Target: Connecticut Governor Dan Malloy
Goal: Applaud new legal protections covering homeless Americans
Although the number of homeless Americans modestly decreased over the last few years, the National Alliance to End Homelessness estimates that more than 630,000 remain without shelter or basic services in 2012. More than 6% of those individuals are considered “chronically homeless,” and another 7.2% are military service veterans. The State of Homelessness in America 2013 report notes that, while “[a] majority of persons identified as homeless were staying in emergency shelters or transitional housing… 38% [240,000 people] were unsheltered, living on the streets, or in cars, abandoned buildings, or other places not intended for human habitation.” These people were living without even the most basic sanitary or health services available. The shameful state of homelessness in America coincides with ongoing attempts to slash public assistance spending nationwide and a rebounding housing market, driving rental rates further out of reach for America’s poorest individuals and families.
Homelessness is a vicious cycle, reifying the challenges that lead to housing insecurity, unemployability, and exclusion from social and political opportunities. Recognizing these widespread challenges, Connecticut lawmakers recently passed the “Homeless Person’s Bill of Rights.” As ThinkProgress reports, “[the] bill, SB 896, [is] a landmark piece of legislation to protect homeless individuals’ rights, adds homeless people as a protected class who can’t be discriminated against in employment, housing, or public accommodations.” The legislation also protects the homeless from undue, discriminatory scrutiny by state and municipal agencies, law enforcement officers, and other public officials.
The Homeless Bill of Rights is a critical means of breaking the cycle of chronic homelessness.
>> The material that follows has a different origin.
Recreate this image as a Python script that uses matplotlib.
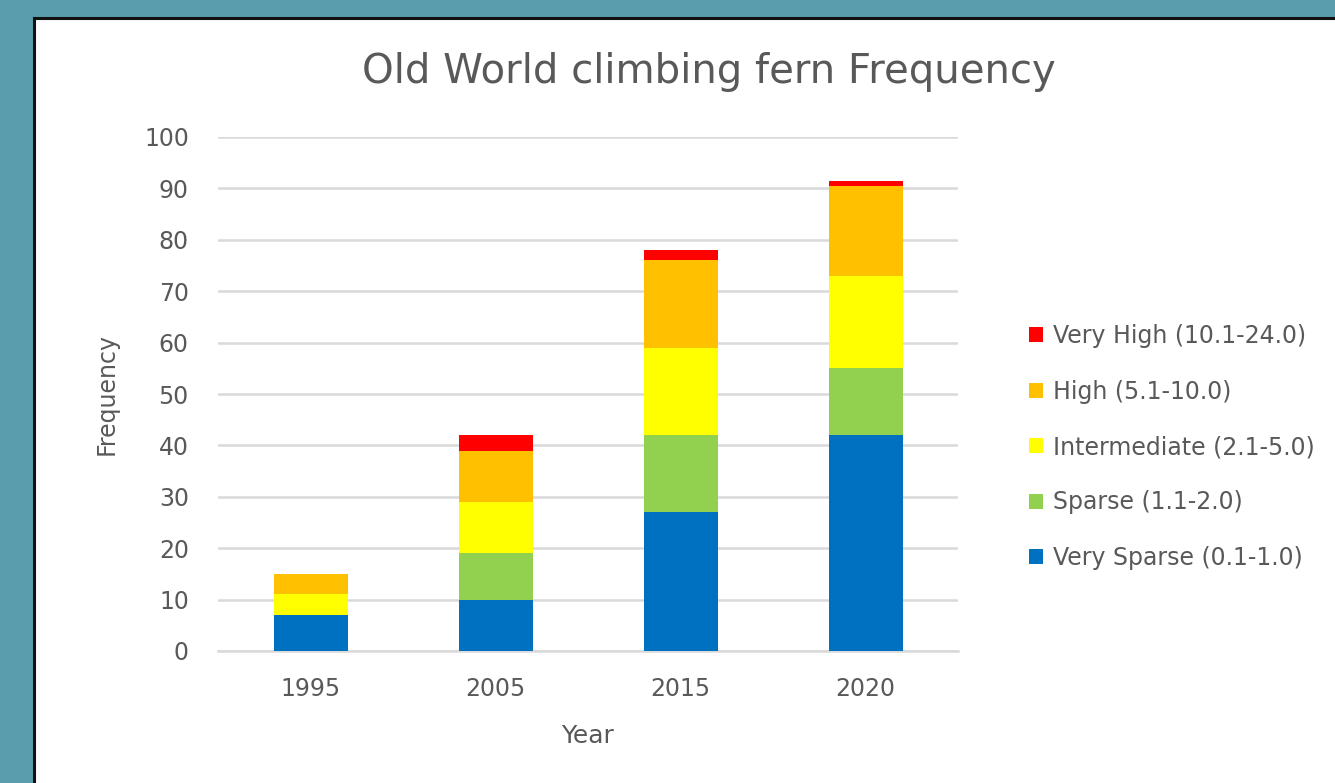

By protecting the homeless from pervasive employment and housing discrimination, SB 896 ensures consistent access to essential means of escaping life on the streets or worse. Thank the Connecticut Legislature for their work, and encourage Governor Malloy to sign and implement this legislation immediately.
Dear Governor Dan Malloy,
The Connecticut Legislature recently passed the landmark “Homeless Person’s Bill of Rights” (SB 896), powerful legislation to protect the state’s homeless population from undue discrimination. The bill’s explicit protections ensure that homeless individuals have equal rights to legal protections, free movement, and employment and housing eligibility. This compassionate and intelligent policy change directly addresses both the socioeconomic distresses experienced by the homeless, as well as longstanding impediments to their reentry into the workforce.
The National Alliance to End Homelessness estimates that more than 630,000 people remained without shelter or basic services in 2012. More than 6% of those individuals are considered “chronically homeless,” and another 7.2% are military service veterans. While state-level and national politicians shamelessly work to slash public assistance spending for these Americans, Connecticut defiantly reaffirms their humanity and right to equal treatment with SB 896.
We appreciate your hard work and passionate support for this critical legislation and encourage you to sign and implement these changes immediately. Thank you.